Raw records:

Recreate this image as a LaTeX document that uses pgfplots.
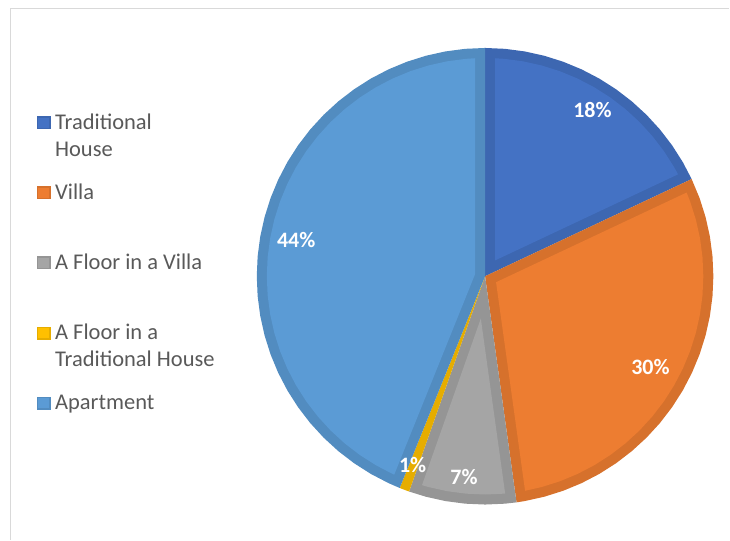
\documentclass[border=0pt]{standalone}
\usepackage{pgfplots}
\pgfplotsset{compat=1.18}
\usepackage{fontspec}
\setmainfont{Carlito}
\definecolor{tradL}{HTML}{4472C4}
\definecolor{tradD}{HTML}{3D67B1}
\definecolor{villaL}{HTML}{ED7D31}
\definecolor{villaD}{HTML}{D6712C}
\definecolor{grayL}{HTML}{A5A5A5}
\definecolor{grayD}{HTML}{959595}
\definecolor{goldL}{HTML}{FFC000}
\definecolor{goldD}{HTML}{E6AD00}
\definecolor{aptL}{HTML}{5B9BD5}
\definecolor{aptD}{HTML}{528CC0}
\definecolor{legtext}{HTML}{595959}
\definecolor{frame}{HTML}{D9D9D9}
\pgfplotsset{
  pieleg/.style 2 args={legend image code/.code={
    \fill[#2] (0bp,0bp) rectangle (14bp,13bp);
    \fill[#1] (1.5bp,1.5bp) rectangle (12.5bp,11.5bp);}},
}
\newcommand{\legbox}[1]{\parbox[t]{220bp}{\strut #1}}
\begin{document}
\begin{tikzpicture}
\begin{axis}[
  scale only axis, width=730bp, height=540bp,
  xmin=-2.1247, xmax=1.0700, ymin=-1.1532, ymax=1.2101,
  hide axis, clip=false,
  legend style={draw=none, fill=none, at={(0.05027,0.7959)}, anchor=north west,
    inner sep=0pt, outer sep=0pt, row sep=0pt, column sep=4.5bp,
    font=\fontsize{22.5bp}{27.3bp}\selectfont, text=legtext,
    nodes={inner sep=0pt, text height=19.1bp, text depth=51.1bp},
    cells={anchor=base west}},
]
% full chart area (bounding box)
\path (rel axis cs:0,0) rectangle (rel axis cs:1,1);
% frame of chart area
\draw[frame, line width=1.3bp] (rel axis cs:0.01438,0) -- (rel axis cs:0.01438,0.98463) -- (rel axis cs:1,0.98463);
% outer (dark) slices; shares: 18.0, 29.8, 7.6, 0.7, 43.9 %
\addplot[data cs=polar, fill=tradD, draw=none, pieleg={tradL}{tradD}] coordinates {
 (0,0) (25.2,1) (30,1) (35,1) (40,1) (45,1) (50,1) (55,1) (60,1) (65,1) (70,1) (75,1) (80,1) (85,1) (90,1)};
\addlegendentry{\legbox{Traditional\\House}}
\addplot[data cs=polar, fill=villaD, draw=none, pieleg={villaL}{villaD}] coordinates {
 (0,0) (-82.08,1) (-80,1) (-75,1) (-70,1) (-65,1) (-60,1) (-55,1) (-50,1) (-45,1) (-40,1) (-35,1) (-30,1) (-25,1) (-20,1) (-15,1) (-10,1) (-5,1) (0,1) (5,1) (10,1) (15,1) (20,1) (25.2,1)};
\addlegendentry{\legbox{Villa}}
\addplot[data cs=polar, fill=grayD, draw=none, pieleg={grayL}{grayD}] coordinates {
 (0,0) (-109.44,1) (-105,1) (-100,1) (-95,1) (-90,1) (-85,1) (-82.08,1)};
\addlegendentry{\legbox{A Floor in a Villa}}
\addplot[data cs=polar, fill=goldD, draw=none, pieleg={goldL}{goldD}] coordinates {
 (0,0) (-111.96,1) (-110.7,1) (-109.44,1)};
\addlegendentry{\legbox{A Floor in a\\Traditional House}}
\addplot[data cs=polar, fill=aptD, draw=none, pieleg={aptL}{aptD}] coordinates {
 (0,0) (90,1) (95,1) (100,1) (105,1) (110,1) (115,1) (120,1) (125,1) (130,1) (135,1) (140,1) (145,1) (150,1) (155,1) (160,1) (165,1) (170,1) (175,1) (180,1) (185,1) (190,1) (195,1) (200,1) (205,1) (210,1) (215,1) (220,1) (225,1) (230,1) (235,1) (240,1) (245,1) (248.04,1)};
\addlegendentry{\legbox{Apartment}}
% inner (light) parts
\addplot[data cs=polar, fill=tradL, draw=none, forget plot] coordinates {
 (57.6,0.0821) (27.84,0.956) (30,0.956) (35,0.956) (40,0.956) (45,0.956) (50,0.956) (55,0.956) (60,0.956) (65,0.956) (70,0.956) (75,0.956) (80,0.956) (85,0.956) (87.36,0.956)};
\addplot[data cs=polar, fill=villaL, draw=none, forget plot] coordinates {
 (-28.44,0.0547) (-79.44,0.956) (-75,0.956) (-70,0.956) (-65,0.956) (-60,0.956) (-55,0.956) (-50,0.956) (-45,0.956) (-40,0.956) (-35,0.956) (-30,0.956) (-25,0.956) (-20,0.956) (-15,0.956) (-10,0.956) (-5,0.956) (0,0.956) (5,0.956) (10,0.956) (15,0.956) (20,0.956) (22.56,0.956)};
\addplot[data cs=polar, fill=grayL, draw=none, forget plot] coordinates {
 (-95.76,0.1861) (-106.8,0.956) (-105,0.956) (-100,0.956) (-95,0.956) (-90,0.956) (-85,0.956) (-84.72,0.956)};
\addplot[data cs=polar, fill=aptL, draw=none, forget plot] coordinates {
 (169.02,0.0448) (92.64,0.956) (95,0.956) (100,0.956) (105,0.956) (110,0.956) (115,0.956) (120,0.956) (125,0.956) (130,0.956) (135,0.956) (140,0.956) (145,0.956) (150,0.956) (155,0.956) (160,0.956) (165,0.956) (170,0.956) (175,0.956) (180,0.956) (185,0.956) (190,0.956) (195,0.956) (200,0.956) (205,0.956) (210,0.956) (215,0.956) (220,0.956) (225,0.956) (230,0.956) (235,0.956) (240,0.956) (245,0.956) (245.4,0.956)};
% data labels
\addplot[data cs=polar, draw=none, mark=none, forget plot, nodes near coords, point meta=explicit symbolic,
  every node near coord/.append style={font=\bfseries\fontsize{22bp}{26bp}\selectfont, text=white, anchor=center, inner sep=0pt, text height=, text depth=}]
 coordinates {(57.15,0.8674)[18\%] (-28.8,0.8266)[30\%] (-96.0,0.8845)[7\%] (-111.0,0.885)[1\%] (169.07,0.8424)[44\%]};
\end{axis}
\end{tikzpicture}
\end{document}
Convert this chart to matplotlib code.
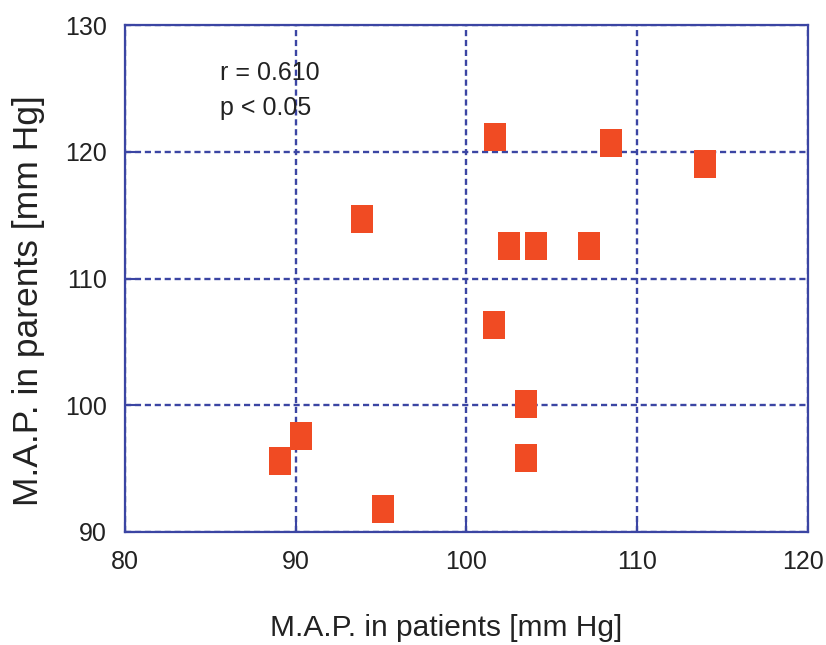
import matplotlib
matplotlib.use('Agg')
import matplotlib.pyplot as plt
import matplotlib.transforms as mtransforms

# mean arterial pressure, patients vs. their parents
map_patients = [101.7, 108.5, 114.0, 93.9, 102.5, 104.1, 107.2, 101.6, 103.5, 90.3, 89.1, 103.5, 95.1]
map_parents = [121.2, 120.7, 119.0, 114.7, 112.6, 112.6, 112.6, 106.3, 100.1, 97.6, 95.6, 95.8, 91.8]
xticks = [80, 90, 100, 110, 120]
yticks = [90, 100, 110, 120, 130]

blue = '#3b45a3'
plt.rcParams['font.family'] = ['Liberation Sans', 'DejaVu Sans']

fig = plt.figure(figsize=(8.26, 6.45), dpi=100)
ax = fig.add_axes([0.1513, 0.1752, 0.8265, 0.786])

# slightly tall square marker
box = [(-1, -1.28), (1, -1.28), (1, 1.28), (-1, 1.28), (-1, -1.28)]
ax.plot(map_patients, map_parents, linestyle='none', marker=box, color='#f04b23',
        markersize=19.5, markeredgewidth=0, zorder=3)

ax.set_xlim(80, 120)
ax.set_ylim(90, 130)
ax.set_xticks(xticks)
ax.set_yticks(yticks)
ax.grid(True, color=blue, linestyle=(0, (2.6, 1.6)), linewidth=1.7)
for s in ax.spines.values():
    s.set_color(blue)
    s.set_linewidth(1.6)
ax.tick_params(direction='in', length=7, color=blue, width=1.5,
               labelsize=18, colors='#222222')
ax.tick_params(axis='x', pad=13)
ax.tick_params(axis='y', pad=13)

# keep the last x tick label inside the figure
last = ax.get_xticklabels()[-1]
last.set_transform(last.get_transform() +
                   mtransforms.ScaledTranslation(-5 / 100, 0, fig.dpi_scale_trans))

ax.set_xlabel('M.A.P. in patients [mm Hg]', fontsize=21.5, color='#222222')
ax.xaxis.set_label_coords(0.47, -0.162)
ax.set_ylabel('M.A.P. in parents [mm Hg]', fontsize=25.5, color='#222222')
ax.yaxis.set_label_coords(-0.117, 0.457)

ax.text(0.139, 0.871, 'r = 0.610\np < 0.05', transform=ax.transAxes,
        fontsize=18, color='#222222', va='center', linespacing=1.62)

plt.savefig('out.png', dpi=100)
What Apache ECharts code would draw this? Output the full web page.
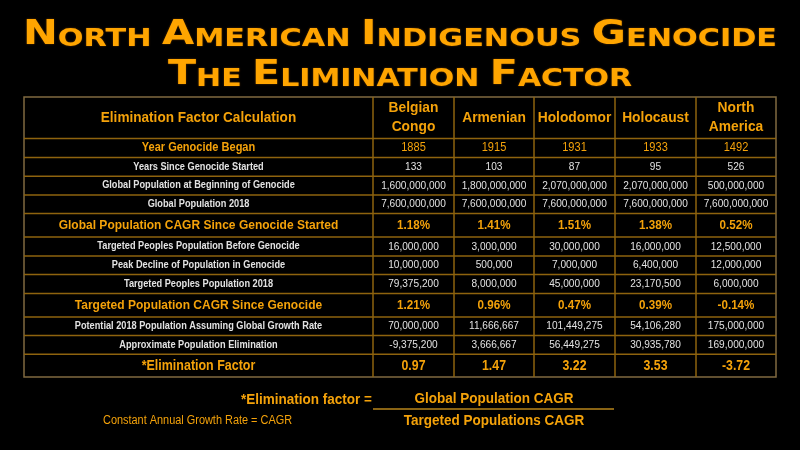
<!DOCTYPE html>
<html>
<head>
<meta charset="utf-8">
<script src="https://cdn.jsdelivr.net/npm/echarts@6/dist/echarts.min.js"></script>
<style>
html, body { margin: 0; background: #000; }
#main { width: 800px; height: 450px; }
</style>
</head>
<body>
<div id="main"></div>
<script>
// table content
var columns = ['Belgian\nCongo', 'Armenian', 'Holodomor', 'Holocaust', 'North\nAmerica'];
var rowLabels = [
	'Elimination Factor Calculation',
	'Year Genocide Began',
	'Years Since Genocide Started',
	'Global Population at Beginning of Genocide',
	'Global Population 2018',
	'Global Population CAGR Since Genocide Started',
	'Targeted Peoples Population Before Genocide',
	'Peak Decline of Population in Genocide',
	'Targeted Peoples Population 2018',
	'Targeted Population CAGR Since Genocide',
	'Potential 2018 Population Assuming Global Growth Rate',
	'Approximate Population Elimination',
	'*Elimination Factor'
];
var yearBegan = [1885, 1915, 1931, 1933, 1492];
var yearsSince = [133, 103, 87, 95, 526];
var globalPopStart = [1600000000, 1800000000, 2070000000, 2070000000, 500000000];
var globalPop2018 = [7600000000, 7600000000, 7600000000, 7600000000, 7600000000];
var globalCagr = [1.18, 1.41, 1.51, 1.38, 0.52];
var targetedBefore = [16000000, 3000000, 30000000, 16000000, 12500000];
var peakDecline = [10000000, 500000, 7000000, 6400000, 12000000];
var targeted2018 = [79375200, 8000000, 45000000, 23170500, 6000000];
var targetedCagr = [1.21, 0.96, 0.47, 0.39, -0.14];
var potential2018 = [70000000, 11666667, 101449275, 54106280, 175000000];
var approxElimination = [-9375200, 3666667, 56449275, 30935780, 169000000];
var eliminationFactor = [0.97, 1.47, 3.22, 3.53, -3.72];

// layout (relative widths / heights)
var colUnits = [349, 81, 80, 81, 81, 80];
var rowUnits = [41.6, 19, 18.7, 18.7, 18.6, 23.4, 19, 18.6, 19, 23.4, 18.6, 18.7, 22.7];
var rowKinds = ['head', 'year', 'plain', 'plain', 'plain', 'cagr', 'plain', 'plain', 'plain', 'cagr', 'plain', 'plain', 'factor'];

var ORANGE = '#f4a20a';
var WHITE = '#e2e2e2';
var LINE = '#8e630e';
var FONT = '"Liberation Sans", Arial, sans-serif';

var textStyles = {
	head:   { label: { c: ORANGE, w: 'bold', s: 14, k: 0.97 }, value: { c: ORANGE, w: 'bold', s: 15, k: 0.92, lh: 19 } },
	year:   { label: { c: ORANGE, w: 'bold', s: 12, k: 0.92 }, value: { c: ORANGE, w: 'normal', s: 12, k: 0.92 } },
	plain:  { label: { c: WHITE, w: 'bold', s: 10, k: 0.92 }, value: { c: WHITE, w: 'normal', s: 11, k: 0.92 } },
	cagr:   { label: { c: ORANGE, w: 'bold', s: 13.5, k: 0.89 }, value: { c: ORANGE, w: 'bold', s: 12.5, k: 0.93 } },
	factor: { label: { c: ORANGE, w: 'bold', s: 14.5, k: 0.86 }, value: { c: ORANGE, w: 'bold', s: 14, k: 0.88 } }
};

function fmtInt(v) { return v.toLocaleString('en-US'); }
function fmtPct(v) { return v.toFixed(2) + '%'; }
function fmtFix(v) { return v.toFixed(2); }

var rowValues = [
	columns,
	yearBegan.map(String),
	yearsSince.map(String),
	globalPopStart.map(fmtInt),
	globalPop2018.map(fmtInt),
	globalCagr.map(fmtPct),
	targetedBefore.map(fmtInt),
	peakDecline.map(fmtInt),
	targeted2018.map(fmtInt),
	targetedCagr.map(fmtPct),
	potential2018.map(fmtInt),
	approxElimination.map(fmtInt),
	eliminationFactor.map(fmtFix)
];

function edges(units) {
	var out = [0];
	for (var i = 0; i < units.length; i++) out.push(out[i] + units[i]);
	return out;
}
var colEdges = edges(colUnits);
var rowEdges = edges(rowUnits);

var cells = [];
for (var r = 0; r < rowLabels.length; r++) {
	for (var c = 0; c <= columns.length; c++) {
		cells.push([c, r]);
	}
}

function renderCell(params, api) {
	var c = api.value(0), r = api.value(1);
	var p0 = api.coord([colEdges[c], rowEdges[r]]);
	var p1 = api.coord([colEdges[c + 1], rowEdges[r + 1]]);
	var st = c === 0 ? textStyles[rowKinds[r]].label : textStyles[rowKinds[r]].value;
	var text = c === 0 ? rowLabels[r] : rowValues[r][c - 1];
	var children = [];
	if (c < columns.length) {
		children.push({ type: 'line', shape: { x1: p1[0], y1: p0[1], x2: p1[0], y2: p1[1] }, style: { stroke: LINE, lineWidth: 1.5 } });
	}
	if (r < rowLabels.length - 1) {
		children.push({ type: 'line', shape: { x1: p0[0], y1: p1[1], x2: p1[0], y2: p1[1] }, style: { stroke: LINE, lineWidth: 1.5 } });
	}
	children.push({
		type: 'text',
		x: (p0[0] + p1[0]) / 2,
		y: (p0[1] + p1[1]) / 2,
		scaleX: st.k,
		style: {
			text: text, fill: st.c, fontSize: st.s, fontWeight: st.w, fontFamily: FONT,
			lineHeight: st.lh, align: 'center', verticalAlign: 'middle'
		}
	});
	return { type: 'group', children: children };
}

// title in small caps, stretched to the table width
var TITLE_FONT = '"DejaVu Sans", Verdana, sans-serif';
var BIG = 33, SMALL = 24;
var ctx = document.createElement('canvas').getContext('2d');
function measure(str, size) {
	ctx.font = 'bold ' + size + 'px ' + TITLE_FONT;
	return ctx.measureText(str).width;
}
function smallCaps(line) {
	var words = line.toUpperCase().split(' ');
	var w = 0;
	var parts = words.map(function(word) {
		w += measure(word.charAt(0), BIG) + measure(word.slice(1), SMALL);
		return '{b|' + word.charAt(0) + '}{s|' + word.slice(1) + '}';
	});
	w += (words.length - 1) * measure(' ', SMALL);
	return { text: parts.join('{s| }'), width: w };
}
var title1 = smallCaps('North American Indigenous Genocide');
var title2 = smallCaps('The Elimination Factor');
var titleRich = {
	b: { fontSize: BIG, fontWeight: 'bold', fontFamily: TITLE_FONT, fill: '#ffa500', verticalAlign: 'bottom', lineHeight: BIG },
	s: { fontSize: SMALL, fontWeight: 'bold', fontFamily: TITLE_FONT, fill: '#ffa500', verticalAlign: 'bottom', lineHeight: SMALL }
};

var chart = echarts.init(document.getElementById('main'));
chart.setOption({
	backgroundColor: '#000',
	animation: false,
	grid: {
		left: 24, right: 24, top: 97, bottom: 73,
		show: true, borderColor: '#806a40', borderWidth: 1.5, backgroundColor: 'transparent'
	},
	xAxis: {
		type: 'value', min: 0, max: colEdges[colEdges.length - 1],
		axisLine: { show: false }, axisTick: { show: false }, axisLabel: { show: false }, splitLine: { show: false }
	},
	yAxis: {
		type: 'value', min: 0, max: rowEdges[rowEdges.length - 1], inverse: true,
		axisLine: { show: false }, axisTick: { show: false }, axisLabel: { show: false }, splitLine: { show: false }
	},
	graphic: [
		{ type: 'text', x: 400, y: 35, scaleX: 754 / title1.width,
		  style: { text: title1.text, rich: titleRich, align: 'center', verticalAlign: 'middle',
		           textShadowColor: 'rgba(130,70,0,0.8)', textShadowBlur: 2 } },
		{ type: 'text', x: 400, y: 75, scaleX: 464 / title2.width,
		  style: { text: title2.text, rich: titleRich, align: 'center', verticalAlign: 'middle',
		           textShadowColor: 'rgba(130,70,0,0.8)', textShadowBlur: 2 } },
		{ type: 'text', x: 372, y: 400, scaleX: 0.9,
		  style: { text: '*Elimination factor =', fill: ORANGE, fontSize: 15, fontWeight: 'bold', fontFamily: FONT, align: 'right', verticalAlign: 'middle' } },
		{ type: 'text', x: 494, y: 399, scaleX: 0.9,
		  style: { text: 'Global Population CAGR', fill: ORANGE, fontSize: 15, fontWeight: 'bold', fontFamily: FONT, align: 'center', verticalAlign: 'middle' } },
		{ type: 'line', shape: { x1: 373, y1: 409, x2: 614, y2: 409 }, style: { stroke: '#8a6414', lineWidth: 2 } },
		{ type: 'text', x: 494, y: 421, scaleX: 0.9,
		  style: { text: 'Targeted Populations CAGR', fill: ORANGE, fontSize: 15, fontWeight: 'bold', fontFamily: FONT, align: 'center', verticalAlign: 'middle' } },
		{ type: 'text', x: 103, y: 421, scaleX: 0.91,
		  style: { text: 'Constant Annual Growth Rate = CAGR', fill: ORANGE, fontSize: 12, fontFamily: FONT, align: 'left', verticalAlign: 'middle' } }
	],
	series: [{
		type: 'custom',
		renderItem: renderCell,
		data: cells,
		clip: false,
		silent: true
	}]
});
window.onresize = chart.resize;
</script>
</body>
</html>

Exercise description: Look above for the line with "Convert this chart to matplotlib code." and copy exactly from it through the line with "markersize=19.5, markeredgewidth=0, zorder=3)", both included. Omit the pictures.

Result for this task:
Convert this chart to matplotlib code.
import matplotlib
matplotlib.use('Agg')
import matplotlib.pyplot as plt
import matplotlib.transforms as mtransforms

# mean arterial pressure, patients vs. their parents
map_patients = [101.7, 108.5, 114.0, 93.9, 102.5, 104.1, 107.2, 101.6, 103.5, 90.3, 89.1, 103.5, 95.1]
map_parents = [121.2, 120.7, 119.0, 114.7, 112.6, 112.6, 112.6, 106.3, 100.1, 97.6, 95.6, 95.8, 91.8]
xticks = [80, 90, 100, 110, 120]
yticks = [90, 100, 110, 120, 130]

blue = '#3b45a3'
plt.rcParams['font.family'] = ['Liberation Sans', 'DejaVu Sans']

fig = plt.figure(figsize=(8.26, 6.45), dpi=100)
ax = fig.add_axes([0.1513, 0.1752, 0.8265, 0.786])

# slightly tall square marker
box = [(-1, -1.28), (1, -1.28), (1, 1.28), (-1, 1.28), (-1, -1.28)]
ax.plot(map_patients, map_parents, linestyle='none', marker=box, color='#f04b23',
        markersize=19.5, markeredgewidth=0, zorder=3)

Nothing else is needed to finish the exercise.